→ SET TASK
Print the lines from the one that contains "Output the component" to the one that contains "Chart.register(...registerables);", inclusive, exactly as they appear, and please drop any pictures.
# START OF DATA PROVIDED
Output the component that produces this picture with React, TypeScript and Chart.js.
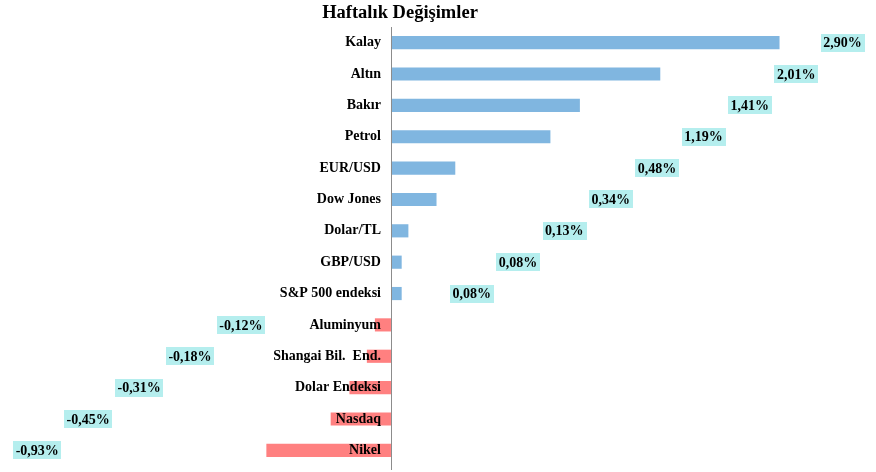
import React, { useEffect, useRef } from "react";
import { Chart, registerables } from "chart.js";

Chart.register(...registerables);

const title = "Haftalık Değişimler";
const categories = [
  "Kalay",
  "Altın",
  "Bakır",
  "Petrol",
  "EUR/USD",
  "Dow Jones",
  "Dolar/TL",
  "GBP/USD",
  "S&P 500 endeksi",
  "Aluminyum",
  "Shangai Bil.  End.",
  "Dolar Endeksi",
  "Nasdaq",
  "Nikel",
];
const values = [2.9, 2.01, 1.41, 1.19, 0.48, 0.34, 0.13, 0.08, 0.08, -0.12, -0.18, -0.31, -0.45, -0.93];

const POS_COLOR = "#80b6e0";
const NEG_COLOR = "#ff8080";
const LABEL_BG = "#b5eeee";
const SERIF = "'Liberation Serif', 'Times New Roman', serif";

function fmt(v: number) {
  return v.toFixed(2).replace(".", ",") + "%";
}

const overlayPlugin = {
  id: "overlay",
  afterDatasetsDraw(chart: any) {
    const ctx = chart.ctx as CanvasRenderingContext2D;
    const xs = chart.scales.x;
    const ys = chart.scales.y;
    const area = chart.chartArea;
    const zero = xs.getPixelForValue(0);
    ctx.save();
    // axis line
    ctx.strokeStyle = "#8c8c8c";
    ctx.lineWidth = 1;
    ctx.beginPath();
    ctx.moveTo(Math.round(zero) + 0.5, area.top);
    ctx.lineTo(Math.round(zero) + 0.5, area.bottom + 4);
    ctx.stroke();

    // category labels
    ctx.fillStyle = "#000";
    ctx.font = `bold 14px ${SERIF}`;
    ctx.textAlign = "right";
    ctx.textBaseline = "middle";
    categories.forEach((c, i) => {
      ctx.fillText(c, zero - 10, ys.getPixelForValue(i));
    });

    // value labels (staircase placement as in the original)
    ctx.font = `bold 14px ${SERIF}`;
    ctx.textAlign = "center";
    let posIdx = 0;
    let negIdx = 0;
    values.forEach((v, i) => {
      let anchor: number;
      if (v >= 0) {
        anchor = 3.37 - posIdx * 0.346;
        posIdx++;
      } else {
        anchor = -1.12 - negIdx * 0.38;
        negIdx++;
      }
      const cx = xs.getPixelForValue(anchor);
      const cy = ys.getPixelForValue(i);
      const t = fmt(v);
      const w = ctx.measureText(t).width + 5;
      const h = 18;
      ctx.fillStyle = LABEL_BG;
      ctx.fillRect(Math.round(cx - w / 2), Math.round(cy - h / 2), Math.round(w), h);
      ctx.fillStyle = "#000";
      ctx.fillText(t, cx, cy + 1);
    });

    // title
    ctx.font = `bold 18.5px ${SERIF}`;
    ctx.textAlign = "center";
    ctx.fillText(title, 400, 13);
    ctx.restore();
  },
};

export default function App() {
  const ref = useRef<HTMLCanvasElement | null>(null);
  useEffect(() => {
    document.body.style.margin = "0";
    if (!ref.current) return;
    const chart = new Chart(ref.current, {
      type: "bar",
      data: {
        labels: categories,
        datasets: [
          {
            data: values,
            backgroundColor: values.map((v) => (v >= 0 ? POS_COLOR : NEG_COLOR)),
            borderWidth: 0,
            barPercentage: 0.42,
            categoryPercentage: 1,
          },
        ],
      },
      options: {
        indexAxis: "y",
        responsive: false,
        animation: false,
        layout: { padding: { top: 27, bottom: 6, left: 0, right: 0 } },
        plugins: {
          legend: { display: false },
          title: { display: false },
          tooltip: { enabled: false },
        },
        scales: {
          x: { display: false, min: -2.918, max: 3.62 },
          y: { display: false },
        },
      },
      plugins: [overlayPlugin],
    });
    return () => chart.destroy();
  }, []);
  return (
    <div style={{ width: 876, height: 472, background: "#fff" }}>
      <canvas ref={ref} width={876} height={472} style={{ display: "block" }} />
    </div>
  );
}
# END OF DATA PROVIDED
# START OF DATA PROVIDED
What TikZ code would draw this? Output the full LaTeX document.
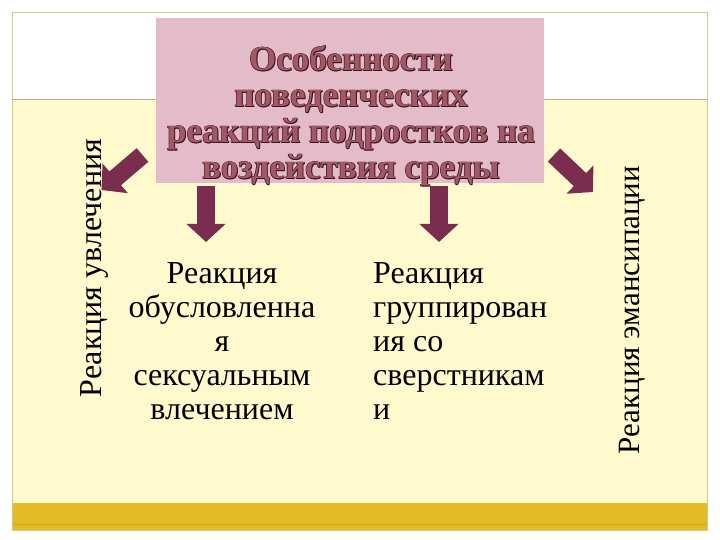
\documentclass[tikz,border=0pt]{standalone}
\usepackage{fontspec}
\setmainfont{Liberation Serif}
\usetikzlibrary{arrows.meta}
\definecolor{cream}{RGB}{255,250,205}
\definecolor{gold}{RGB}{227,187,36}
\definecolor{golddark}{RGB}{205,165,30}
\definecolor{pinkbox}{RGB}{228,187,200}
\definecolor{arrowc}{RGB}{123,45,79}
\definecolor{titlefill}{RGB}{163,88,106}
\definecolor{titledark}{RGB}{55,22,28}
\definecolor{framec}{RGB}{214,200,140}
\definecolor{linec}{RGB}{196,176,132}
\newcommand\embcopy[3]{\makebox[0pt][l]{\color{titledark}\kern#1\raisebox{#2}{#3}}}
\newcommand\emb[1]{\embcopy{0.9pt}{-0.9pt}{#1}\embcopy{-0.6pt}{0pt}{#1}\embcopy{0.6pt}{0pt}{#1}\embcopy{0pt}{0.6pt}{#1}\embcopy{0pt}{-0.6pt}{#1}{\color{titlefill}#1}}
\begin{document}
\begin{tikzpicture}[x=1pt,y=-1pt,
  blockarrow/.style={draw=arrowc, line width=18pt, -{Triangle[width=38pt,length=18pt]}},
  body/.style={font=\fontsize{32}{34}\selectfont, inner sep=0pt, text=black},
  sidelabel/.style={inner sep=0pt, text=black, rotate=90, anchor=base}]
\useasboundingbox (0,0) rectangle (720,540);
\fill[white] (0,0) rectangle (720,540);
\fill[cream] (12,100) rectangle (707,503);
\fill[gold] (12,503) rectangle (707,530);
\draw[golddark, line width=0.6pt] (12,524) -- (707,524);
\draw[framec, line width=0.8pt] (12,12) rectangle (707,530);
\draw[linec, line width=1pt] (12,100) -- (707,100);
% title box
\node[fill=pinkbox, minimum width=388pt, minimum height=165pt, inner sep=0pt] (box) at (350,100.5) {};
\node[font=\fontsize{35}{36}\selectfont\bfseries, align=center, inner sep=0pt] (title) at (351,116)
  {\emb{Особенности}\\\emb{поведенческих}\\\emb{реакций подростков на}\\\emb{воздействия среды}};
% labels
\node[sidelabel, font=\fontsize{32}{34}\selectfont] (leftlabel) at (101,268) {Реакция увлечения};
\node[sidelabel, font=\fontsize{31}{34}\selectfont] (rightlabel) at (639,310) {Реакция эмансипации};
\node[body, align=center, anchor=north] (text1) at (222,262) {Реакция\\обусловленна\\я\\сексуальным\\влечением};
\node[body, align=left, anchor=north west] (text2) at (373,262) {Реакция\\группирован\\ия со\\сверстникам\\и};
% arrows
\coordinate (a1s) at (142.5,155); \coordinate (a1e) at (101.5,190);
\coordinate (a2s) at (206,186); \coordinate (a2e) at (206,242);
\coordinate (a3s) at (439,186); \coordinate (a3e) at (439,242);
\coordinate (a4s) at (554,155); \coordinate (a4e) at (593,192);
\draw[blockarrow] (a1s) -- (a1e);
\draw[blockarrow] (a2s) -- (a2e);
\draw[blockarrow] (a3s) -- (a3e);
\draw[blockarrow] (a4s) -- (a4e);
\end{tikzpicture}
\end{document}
# END OF DATA PROVIDED
# START OF DATA PROVIDED
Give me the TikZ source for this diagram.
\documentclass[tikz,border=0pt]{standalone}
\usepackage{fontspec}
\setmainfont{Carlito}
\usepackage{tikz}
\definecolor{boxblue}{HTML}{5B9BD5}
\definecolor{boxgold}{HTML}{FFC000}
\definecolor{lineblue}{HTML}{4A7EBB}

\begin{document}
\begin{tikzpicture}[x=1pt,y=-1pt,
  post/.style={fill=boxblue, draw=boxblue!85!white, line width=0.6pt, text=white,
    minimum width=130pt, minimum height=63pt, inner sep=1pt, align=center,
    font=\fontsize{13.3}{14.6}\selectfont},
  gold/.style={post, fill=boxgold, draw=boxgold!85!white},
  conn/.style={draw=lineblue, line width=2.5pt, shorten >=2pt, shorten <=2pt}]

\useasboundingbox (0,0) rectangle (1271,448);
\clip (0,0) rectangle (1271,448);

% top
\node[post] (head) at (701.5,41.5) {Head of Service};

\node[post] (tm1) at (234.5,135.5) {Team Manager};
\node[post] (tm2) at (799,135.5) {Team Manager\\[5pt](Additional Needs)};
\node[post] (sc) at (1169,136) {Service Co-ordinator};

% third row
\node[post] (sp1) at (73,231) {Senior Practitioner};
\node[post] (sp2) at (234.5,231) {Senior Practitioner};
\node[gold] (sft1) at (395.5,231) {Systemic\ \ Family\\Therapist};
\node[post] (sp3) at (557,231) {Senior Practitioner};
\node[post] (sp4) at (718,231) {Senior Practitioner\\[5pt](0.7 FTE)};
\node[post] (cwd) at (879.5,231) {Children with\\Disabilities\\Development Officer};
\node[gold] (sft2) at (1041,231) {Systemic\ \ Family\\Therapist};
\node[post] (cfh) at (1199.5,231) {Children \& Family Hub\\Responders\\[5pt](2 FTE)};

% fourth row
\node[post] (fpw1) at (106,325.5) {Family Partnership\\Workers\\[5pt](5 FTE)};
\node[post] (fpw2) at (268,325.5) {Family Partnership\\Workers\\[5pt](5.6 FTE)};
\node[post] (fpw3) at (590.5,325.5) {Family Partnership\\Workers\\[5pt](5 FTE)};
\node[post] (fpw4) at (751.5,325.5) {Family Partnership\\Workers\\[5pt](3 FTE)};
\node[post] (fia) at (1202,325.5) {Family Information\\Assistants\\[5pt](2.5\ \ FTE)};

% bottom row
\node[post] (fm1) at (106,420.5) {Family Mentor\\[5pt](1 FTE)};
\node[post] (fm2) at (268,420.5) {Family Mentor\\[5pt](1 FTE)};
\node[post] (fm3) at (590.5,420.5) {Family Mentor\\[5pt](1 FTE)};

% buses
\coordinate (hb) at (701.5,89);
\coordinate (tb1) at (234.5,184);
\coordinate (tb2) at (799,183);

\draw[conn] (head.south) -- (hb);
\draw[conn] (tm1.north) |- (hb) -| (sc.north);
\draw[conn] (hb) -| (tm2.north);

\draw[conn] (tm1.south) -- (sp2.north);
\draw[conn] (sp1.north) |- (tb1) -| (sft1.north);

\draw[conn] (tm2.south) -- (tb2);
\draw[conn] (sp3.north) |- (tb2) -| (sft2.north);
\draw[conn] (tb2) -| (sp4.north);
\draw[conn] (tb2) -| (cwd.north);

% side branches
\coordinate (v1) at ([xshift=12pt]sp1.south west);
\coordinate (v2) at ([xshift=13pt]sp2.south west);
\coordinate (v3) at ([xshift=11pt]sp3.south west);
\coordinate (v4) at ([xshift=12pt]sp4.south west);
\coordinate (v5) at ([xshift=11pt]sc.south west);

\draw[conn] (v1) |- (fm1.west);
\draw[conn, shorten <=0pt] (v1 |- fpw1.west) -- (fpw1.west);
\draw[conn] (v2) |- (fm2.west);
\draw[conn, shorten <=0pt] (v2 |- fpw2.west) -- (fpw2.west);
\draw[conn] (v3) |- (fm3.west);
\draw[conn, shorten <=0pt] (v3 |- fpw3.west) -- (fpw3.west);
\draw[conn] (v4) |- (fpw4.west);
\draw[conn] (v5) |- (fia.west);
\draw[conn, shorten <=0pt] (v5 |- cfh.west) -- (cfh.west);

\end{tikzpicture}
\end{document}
# END OF DATA PROVIDED
→ EXERCISE OUTPUT
Output the component that produces this picture with React, TypeScript and Chart.js.
import React, { useEffect, useRef } from "react";
import { Chart, registerables } from "chart.js";

Chart.register(...registerables);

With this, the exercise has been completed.